If you truly, truly believe that "feminazis" are taking over the world, please take a breath and, seriously, literally, look around you. Right now, at this moment. How many books on your shelf are written by women or racial minorities? How many black faces do you see on your TV? Can you identify the female characters in that movie by name? When I say "physicist," are you thinking of a woman? When I say "housekeeper," are you thinking of a man?
When you are used to a world that has belonged to you since birth, it can be difficult to share. But the next time you are at the movies, genuinely, just do some counting. Look up some real, scientific statistics. Still convinced we're taking over?
Ignorant Opinion #3: They are ruining the original Ghostbusters.
I saw the original Ghostbusters when I was a kid. I remember thinking it was okay. I liked it, sure. I didn't ever ask to watch it again. You know what I did ask to watch, all the time? Matilda. I loved Matilda.

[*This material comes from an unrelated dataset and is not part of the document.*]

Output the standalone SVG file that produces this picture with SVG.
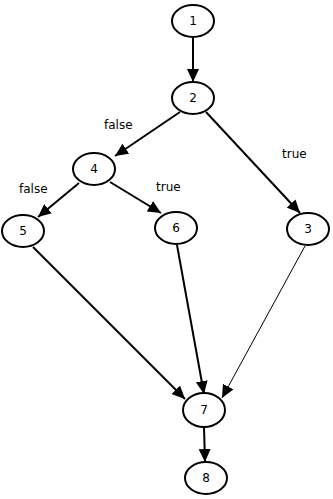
<svg xmlns="http://www.w3.org/2000/svg" width="333" height="499" viewBox="0 0 333 499">
  <style>
    .node ellipse { fill: #ffffff; stroke: #000000; stroke-width: 2; }
    .node text, .lbl { font-family: "DejaVu Sans", "Liberation Sans", sans-serif; font-size: 12px; fill: #000000; }
    .node text { text-anchor: middle; dominant-baseline: central; }
    .edge { stroke: #000000; stroke-width: 2; fill: none; marker-end: url(#arrow); }
    .thin { stroke-width: 1; }
  </style>
  <defs>
    <marker id="arrow" markerUnits="userSpaceOnUse" markerWidth="14" markerHeight="12" refX="13" refY="6" orient="auto">
      <path d="M0,0 L13,6 L0,12 Z" fill="#000000"/>
    </marker>
  </defs>
  <rect width="333" height="499" fill="#ffffff"/>

  <g id="connectors">
    <line class="edge" x1="193" y1="37" x2="193" y2="82"/>
    <line class="edge" x1="180" y1="112" x2="115" y2="156"/>
    <line class="edge" x1="206" y1="112" x2="300" y2="213"/>
    <line class="edge" x1="79" y1="183" x2="38" y2="217"/>
    <line class="edge" x1="110" y1="182" x2="161" y2="213"/>
    <line class="edge" x1="33" y1="247" x2="185" y2="399"/>
    <line class="edge" x1="177" y1="245" x2="204" y2="394"/>
    <line class="edge thin" x1="305" y1="246" x2="222" y2="398"/>
    <line class="edge" x1="204" y1="427" x2="205" y2="462"/>
  </g>

  <g id="labels">
    <text class="lbl" x="104" y="129">false</text>
    <text class="lbl" x="282" y="158">true</text>
    <text class="lbl" x="19" y="193">false</text>
    <text class="lbl" x="156" y="191">true</text>
  </g>

  <g id="n1" class="node"><ellipse cx="193" cy="21" rx="21" ry="16"/><text x="193" y="21">1</text></g>
  <g id="n2" class="node"><ellipse cx="193" cy="98" rx="21" ry="16"/><text x="193" y="98">2</text></g>
  <g id="n4" class="node"><ellipse cx="94" cy="169" rx="21" ry="16"/><text x="94" y="169">4</text></g>
  <g id="n5" class="node"><ellipse cx="23" cy="231" rx="21" ry="16"/><text x="23" y="231">5</text></g>
  <g id="n6" class="node"><ellipse cx="176" cy="228" rx="21" ry="16"/><text x="176" y="228">6</text></g>
  <g id="n3" class="node"><ellipse cx="308" cy="229" rx="21" ry="16"/><text x="308" y="229">3</text></g>
  <g id="n7" class="node"><ellipse cx="204" cy="410" rx="21" ry="17"/><text x="204" y="410">7</text></g>
  <g id="n8" class="node"><ellipse cx="206" cy="478" rx="21" ry="16"/><text x="206" y="478">8</text></g>
</svg>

I couldn't get enough of that story. Because it made me feel powerful. To see this little girl do such big things and help all the people she loved. If a person who was like me could find the courage to do that, I could too.
Here's what we mean when we say, "representation matters": I never once even considered the idea that I could be a real writer, until I found out that J.K. Rowling was a woman. In college, I was very good friends with a guy who wrote and directed his own shorts all the time. But I didn't ever even fathom that I could do that, until one girl, who I knew vaguely because she worked as his camera operator, made her first film. Those were the moments when everything changed for me.
When I was leaving the theater I saw Ghostbusters in, two preteen girls were walking out behind me. I overheard them discussing the movie, one of them in a voice like she had just seen a new color. "You can write a movie, and direct it? So like, if I have an idea, I can write it and direct it myself?!"
That girl probably hasn't seen the original Ghostbusters. But everything is going to be different for her, now that she knows that she can do anything.